▶ [EXERCISE] Return all lines with the word "React" in them.

▶ [DATA]
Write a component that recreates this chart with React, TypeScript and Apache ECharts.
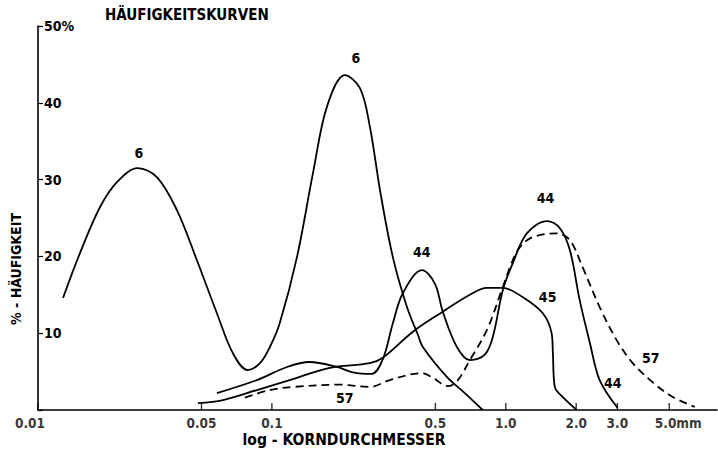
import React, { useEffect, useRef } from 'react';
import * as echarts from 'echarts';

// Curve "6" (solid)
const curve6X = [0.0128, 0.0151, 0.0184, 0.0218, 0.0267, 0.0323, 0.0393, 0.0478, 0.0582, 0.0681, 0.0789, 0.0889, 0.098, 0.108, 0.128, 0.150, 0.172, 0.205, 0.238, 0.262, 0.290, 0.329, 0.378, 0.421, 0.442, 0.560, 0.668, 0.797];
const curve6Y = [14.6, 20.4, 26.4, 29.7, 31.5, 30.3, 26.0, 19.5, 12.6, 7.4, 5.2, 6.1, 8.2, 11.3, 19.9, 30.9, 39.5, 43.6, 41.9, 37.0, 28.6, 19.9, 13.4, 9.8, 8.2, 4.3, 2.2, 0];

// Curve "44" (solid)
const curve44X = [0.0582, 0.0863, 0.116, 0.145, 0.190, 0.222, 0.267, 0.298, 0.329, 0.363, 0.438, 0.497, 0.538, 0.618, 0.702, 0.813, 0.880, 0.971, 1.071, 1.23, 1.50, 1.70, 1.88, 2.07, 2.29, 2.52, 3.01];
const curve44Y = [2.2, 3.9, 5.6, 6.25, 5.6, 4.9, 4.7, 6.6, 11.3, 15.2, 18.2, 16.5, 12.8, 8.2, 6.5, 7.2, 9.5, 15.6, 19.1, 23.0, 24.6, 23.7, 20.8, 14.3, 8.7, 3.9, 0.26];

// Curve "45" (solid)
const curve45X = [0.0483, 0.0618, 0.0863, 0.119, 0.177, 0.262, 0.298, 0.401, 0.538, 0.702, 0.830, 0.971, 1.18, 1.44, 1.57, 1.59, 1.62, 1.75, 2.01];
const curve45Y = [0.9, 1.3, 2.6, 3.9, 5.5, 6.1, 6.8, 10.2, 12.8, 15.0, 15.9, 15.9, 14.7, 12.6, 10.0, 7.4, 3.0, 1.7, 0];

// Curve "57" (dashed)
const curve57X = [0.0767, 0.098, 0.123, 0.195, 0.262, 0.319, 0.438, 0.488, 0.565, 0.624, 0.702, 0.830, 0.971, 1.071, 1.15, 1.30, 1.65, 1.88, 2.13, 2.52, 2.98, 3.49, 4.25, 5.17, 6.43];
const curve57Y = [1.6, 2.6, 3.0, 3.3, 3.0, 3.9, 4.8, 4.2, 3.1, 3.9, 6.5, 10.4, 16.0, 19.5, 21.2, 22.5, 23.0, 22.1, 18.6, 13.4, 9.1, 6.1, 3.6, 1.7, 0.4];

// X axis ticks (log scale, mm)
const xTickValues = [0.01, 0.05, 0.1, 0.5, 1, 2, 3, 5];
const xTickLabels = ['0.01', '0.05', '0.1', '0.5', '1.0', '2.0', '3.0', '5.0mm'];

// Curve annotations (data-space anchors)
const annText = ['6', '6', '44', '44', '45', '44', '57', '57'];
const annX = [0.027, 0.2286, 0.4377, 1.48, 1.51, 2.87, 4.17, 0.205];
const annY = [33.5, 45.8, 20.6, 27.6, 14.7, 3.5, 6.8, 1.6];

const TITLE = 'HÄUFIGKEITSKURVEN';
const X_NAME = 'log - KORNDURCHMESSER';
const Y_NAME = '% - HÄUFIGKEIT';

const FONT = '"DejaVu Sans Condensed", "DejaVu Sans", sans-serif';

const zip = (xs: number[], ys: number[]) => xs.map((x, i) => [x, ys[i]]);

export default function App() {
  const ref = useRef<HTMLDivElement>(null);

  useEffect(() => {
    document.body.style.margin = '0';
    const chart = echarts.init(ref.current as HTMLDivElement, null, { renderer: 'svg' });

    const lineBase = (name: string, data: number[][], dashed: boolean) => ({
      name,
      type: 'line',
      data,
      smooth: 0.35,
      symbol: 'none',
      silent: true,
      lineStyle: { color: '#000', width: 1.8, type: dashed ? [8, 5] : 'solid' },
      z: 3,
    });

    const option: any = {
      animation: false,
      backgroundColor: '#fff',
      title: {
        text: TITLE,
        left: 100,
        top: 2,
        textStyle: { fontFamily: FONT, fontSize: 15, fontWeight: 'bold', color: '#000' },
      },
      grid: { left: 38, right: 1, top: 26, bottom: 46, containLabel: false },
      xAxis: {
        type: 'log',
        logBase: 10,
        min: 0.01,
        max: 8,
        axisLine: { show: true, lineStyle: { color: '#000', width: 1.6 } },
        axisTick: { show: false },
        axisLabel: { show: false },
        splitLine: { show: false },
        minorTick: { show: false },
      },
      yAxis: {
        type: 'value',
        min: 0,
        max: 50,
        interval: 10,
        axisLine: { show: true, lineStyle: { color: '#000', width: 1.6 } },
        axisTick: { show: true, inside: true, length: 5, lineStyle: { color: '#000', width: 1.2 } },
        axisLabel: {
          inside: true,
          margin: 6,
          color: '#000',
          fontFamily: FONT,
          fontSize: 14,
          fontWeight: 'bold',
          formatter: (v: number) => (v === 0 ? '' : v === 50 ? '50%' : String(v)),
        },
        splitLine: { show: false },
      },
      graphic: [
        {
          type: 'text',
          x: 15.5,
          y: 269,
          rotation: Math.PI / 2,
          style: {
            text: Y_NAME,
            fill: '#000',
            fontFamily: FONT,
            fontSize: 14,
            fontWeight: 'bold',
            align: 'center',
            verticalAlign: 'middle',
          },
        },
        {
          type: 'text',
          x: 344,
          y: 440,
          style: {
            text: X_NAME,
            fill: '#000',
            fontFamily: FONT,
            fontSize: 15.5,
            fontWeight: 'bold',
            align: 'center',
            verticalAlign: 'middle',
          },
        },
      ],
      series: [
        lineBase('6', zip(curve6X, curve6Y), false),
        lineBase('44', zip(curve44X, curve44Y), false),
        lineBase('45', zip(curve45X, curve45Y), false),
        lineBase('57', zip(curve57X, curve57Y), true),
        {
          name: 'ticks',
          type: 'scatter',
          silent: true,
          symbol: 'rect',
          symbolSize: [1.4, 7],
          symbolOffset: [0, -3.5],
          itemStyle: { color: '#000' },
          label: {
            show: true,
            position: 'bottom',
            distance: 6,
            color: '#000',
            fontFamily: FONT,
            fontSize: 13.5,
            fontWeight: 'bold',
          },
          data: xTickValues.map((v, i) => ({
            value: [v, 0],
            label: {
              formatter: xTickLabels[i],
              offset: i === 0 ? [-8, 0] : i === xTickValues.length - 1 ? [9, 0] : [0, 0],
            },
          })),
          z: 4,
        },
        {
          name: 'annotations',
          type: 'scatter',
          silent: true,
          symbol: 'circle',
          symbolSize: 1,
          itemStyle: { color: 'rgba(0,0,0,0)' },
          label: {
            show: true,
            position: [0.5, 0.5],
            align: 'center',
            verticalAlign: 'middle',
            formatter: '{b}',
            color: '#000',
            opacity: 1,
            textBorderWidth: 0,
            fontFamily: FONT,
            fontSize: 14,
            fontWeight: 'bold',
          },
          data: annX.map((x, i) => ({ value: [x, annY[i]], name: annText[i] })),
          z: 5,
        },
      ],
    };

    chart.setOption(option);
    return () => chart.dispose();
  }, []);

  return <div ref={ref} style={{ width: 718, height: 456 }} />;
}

▶ [TASK ANSWER]
Write a component that recreates this chart with React, TypeScript and Apache ECharts.
import React, { useEffect, useRef } from 'react';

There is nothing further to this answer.